Lee employs this technique - breaking the traditional narrative with additional material that also comments on the content of the scene - in more moments throughout the film. When Ron and Patrice are early in their relationship and strolling outside on a sunny Colorado day, they get to talking about blaxploitation films and their differing takes on whether their people should work inside or against the system to create change. The natural lighting provides a magnificent glow on this new couple, with the sun creating an exquisite halo around Patrice’s afro that highlights her uniquely black beauty. As they discuss a litany of blaxploitation films, the posters for the movies appear on screen, simultaneously providing a reference point for the audience, but also celebrating the design of the artwork. This scene brings together the script, acting, cinematography, editing, and overlay elements to create a moment that addresses art, politics, black life, a new relationship, and the best methods to demand change in society.
The standout scene of the entire film is one where Lee not only references film history, but he reclaims the cross-cutting editing technique that was quite famously used within The Birth of a Nation (1915) by D.W. Griffith. This film, while a landmark in cinema history due to its many innovative filmmaking techniques, is downright racist in its storytelling of America during the Civil War and Reconstruction era. In Blackkklansman, Lee constructs a sequence that juxtaposes gatherings of white and black groups, cross-cutting between scenes to contrast the evil of the Klan against the struggle of black people in America. One scene follows black activists listening to an old veteran, portrayed by Harry Belefonte, telling the story of a young black kid being beaten by the Klan; he even brings up the film The Birth of a Nation, telling his audience the film was screened at the White House, which gave it national recognition. The parallel scene follows the current gathering of the Klan with their secret initiation rituals, asserting their belief in white power, and then literally WATCHING The Birth of a Nation onscreen and reveling in the KKK appearances. In this brilliant sequence, Lee exposes the history of racial discrimination that has been part of cinema since it’s transformative years, while reclaiming the time-tested technique as an instrument to display that same racism as alive in 1970s America (and as viewers can extrapolate - to current day).
Lee uses the film to both subtly and explicitly reveal the deep seeded legacy that pervades the politics of Trump - there are frequent uses of his favorite slogans and phrases (“America First”) that come out of the mouths of white supremacists with eagerness and sincerity. Even the ADR background voices peddle in Trump rhetoric. Conversations throughout the film reveal that the true aim of the KKK is to get men of their ilk into government, with the highest aim of the White House. Watching the film with the reality of 2018 as the context make the pushback ring hollow - American would never vote in such a man. Yet we did.

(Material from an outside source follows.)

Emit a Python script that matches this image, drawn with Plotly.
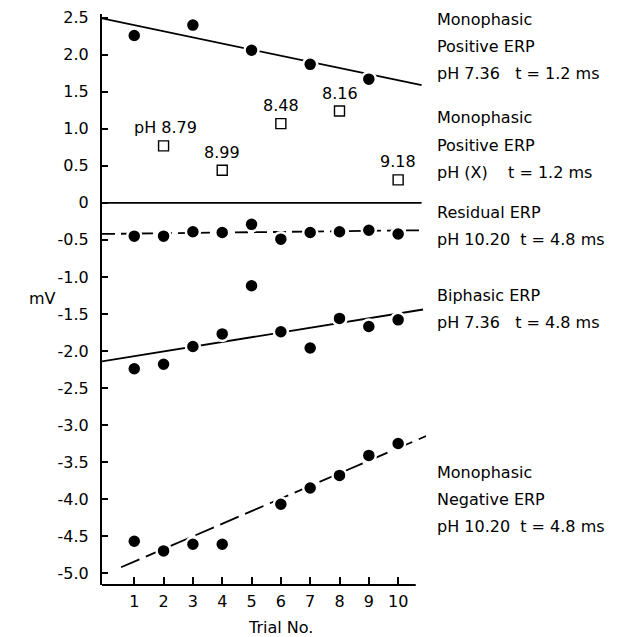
import plotly.graph_objects as go

# ---------------- data ----------------
pos736_x = [1, 3, 5, 7, 9]
pos736_y = [2.26, 2.40, 2.06, 1.87, 1.67]

phx_x = [2, 4, 6, 8, 10]
phx_y = [0.77, 0.44, 1.07, 1.24, 0.31]
phx_labels = ["pH 8.79", "8.99", "8.48", "8.16", "9.18"]

resid_x = [1, 2, 3, 4, 5, 6, 7, 8, 9, 10]
resid_y = [-0.45, -0.45, -0.39, -0.40, -0.29, -0.49, -0.40, -0.39, -0.37, -0.42]

biph_x = [1, 2, 3, 4, 5, 6, 7, 8, 9, 10]
biph_y = [-2.24, -2.18, -1.94, -1.77, -1.12, -1.74, -1.96, -1.56, -1.67, -1.58]

neg_x = [1, 2, 3, 4, 6, 7, 8, 9, 10]
neg_y = [-4.57, -4.70, -4.61, -4.61, -4.07, -3.85, -3.68, -3.41, -3.25]

# fitted lines (end points)
pos_fit_x = [-0.1, 10.8]
pos_fit_y = [2.49, 1.59]
resid_fit_x = [-0.1, 10.8]
resid_fit_y = [-0.42, -0.37]
biph_fit_x = [-0.1, 10.85]
biph_fit_y = [-2.14, -1.44]
neg_fit_x = [0.55, 10.95]
neg_fit_y = [-4.92, -3.15]

x_tickvals = [1, 2, 3, 4, 5, 6, 7, 8, 9, 10]
x_ticktext = ["1", "2", "3", "4", "5", "6", "7", "8", "9", "10"]
y_tickvals = [2.5, 2.0, 1.5, 1.0, 0.5, 0, -0.5, -1.0, -1.5, -2.0, -2.5, -3.0, -3.5, -4.0, -4.5, -5.0]
y_ticktext = ["2.5", "2.0", "1.5", "1.0", "0.5", "0", "-0.5", "-1.0", "-1.5", "-2.0", "-2.5",
              "-3.0", "-3.5", "-4.0", "-4.5", "-5.0"]

right_labels = [
    ["Monophasic", "Positive ERP", "pH 7.36\u00a0\u00a0\u00a0t = 1.2 ms"],
    ["Monophasic", "Positive ERP", "pH (X)\u00a0\u00a0\u00a0\u00a0t = 1.2 ms"],
    ["Residual ERP", "pH 10.20\u00a0\u00a0t = 4.8 ms"],
    ["Biphasic ERP", "pH 7.36\u00a0\u00a0\u00a0t = 4.8 ms"],
    ["Monophasic", "Negative ERP", "pH 10.20\u00a0\u00a0t = 4.8 ms"],
]
right_label_tops = [20, 118, 213, 295, 472]  # pixel rows of first line (window coords)

# ---------------- layout geometry ----------------
OFF = 8                      # the html page body has an 8px margin
W, H = 625 - OFF, 637 - OFF
PL, PR, PT, PB = 102, 426, 14, 585   # plot area in window pixels
ML, MR, MT, MB = PL - OFF, W - (PR - OFF), PT - OFF, H - (PB - OFF)
XR = [-0.1, 10.95]
YR = [-5.16, 2.55]
FONT = "DejaVu Sans"
FS = 16

def py(px):
    return (PB - px) / (PB - PT)

def pxx(px):
    return (px - PL) / (PR - PL)

fig = go.Figure()

line_style = dict(color="black", width=1.8)
fig.add_trace(go.Scatter(x=pos_fit_x, y=pos_fit_y, mode="lines", line=line_style))
fig.add_trace(go.Scatter(x=resid_fit_x, y=resid_fit_y, mode="lines",
                         line=dict(color="black", width=1.8, dash="13px,6px")))
fig.add_trace(go.Scatter(x=biph_fit_x, y=biph_fit_y, mode="lines", line=line_style))
fig.add_trace(go.Scatter(x=neg_fit_x, y=neg_fit_y, mode="lines",
                         line=dict(color="black", width=1.8, dash="20px,7px")))

dot = dict(color="black", size=14, line=dict(color="white", width=2.5))
for xs, ys in [(pos736_x, pos736_y), (resid_x, resid_y), (biph_x, biph_y), (neg_x, neg_y)]:
    fig.add_trace(go.Scatter(x=xs, y=ys, mode="markers", marker=dot))

fig.add_trace(go.Scatter(x=phx_x, y=phx_y, mode="markers",
                         marker=dict(symbol="square", color="white", size=10,
                                     line=dict(color="black", width=1.4))))

for x, y, t in zip(phx_x, phx_y, phx_labels):
    fig.add_annotation(x=x, y=y, text=t, showarrow=False, yshift=18,
                       xshift=2 if t.startswith("pH") else 0,
                       font=dict(family=FONT, size=FS, color="black"))

for block, top in zip(right_labels, right_label_tops):
    for i, t in enumerate(block):
        fig.add_annotation(xref="paper", yref="paper", x=pxx(435), y=py(top + 27 * i),
                           text=t, showarrow=False, xanchor="left", yanchor="middle",
                           font=dict(family=FONT, size=FS, color="black"))

fig.add_annotation(xref="paper", yref="paper", x=pxx(27), y=py(298), text="mV",
                   showarrow=False, font=dict(family=FONT, size=FS, color="black"))
fig.add_annotation(xref="paper", yref="paper", x=pxx(280), y=py(627), text="Trial No.",
                   showarrow=False, yanchor="middle",
                   font=dict(family=FONT, size=FS, color="black"))

# x-axis baseline ending short of the plot edge
fig.add_shape(type="line", xref="x", yref="paper", x0=XR[0], x1=10.6, y0=0, y1=0,
              line=dict(color="black", width=2))
# zero line
fig.add_shape(type="line", xref="x", yref="y", x0=XR[0], x1=10.8, y0=0, y1=0,
              line=dict(color="black", width=1.8))

fig.update_layout(
    width=W, height=H, margin=dict(l=ML, r=MR, t=MT, b=MB, autoexpand=False),
    paper_bgcolor="white", plot_bgcolor="white", showlegend=False,
    font=dict(family=FONT, size=FS, color="black"),
    xaxis=dict(range=XR, showgrid=False, zeroline=False, showline=False, automargin=False,
               tickmode="array", tickvals=x_tickvals, ticktext=x_ticktext,
               ticks="inside", ticklen=8, tickwidth=1.5, tickcolor="black",
               ticklabelstandoff=5),
    yaxis=dict(range=YR, showgrid=False, zeroline=False, showline=True, automargin=False,
               linecolor="black", linewidth=2,
               tickmode="array", tickvals=y_tickvals, ticktext=y_ticktext,
               ticks="inside", ticklen=6, tickwidth=1.5, tickcolor="black",
               ticklabelstandoff=8),
)

fig.write_html("out.html")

The current times weigh heavy on the viewer of Blackkklansmen.
And those last five minutes. The mood changes, and the stomach drops. We are no longer in an enhanced history turned to fiction, we are in real life. Recent real life. And the bumbling fools that couldn’t pull off a bombing are now men that invaded one of America’s cities and caused the death of a real woman. We are not done with this problem. And clearly, we won’t be for generations.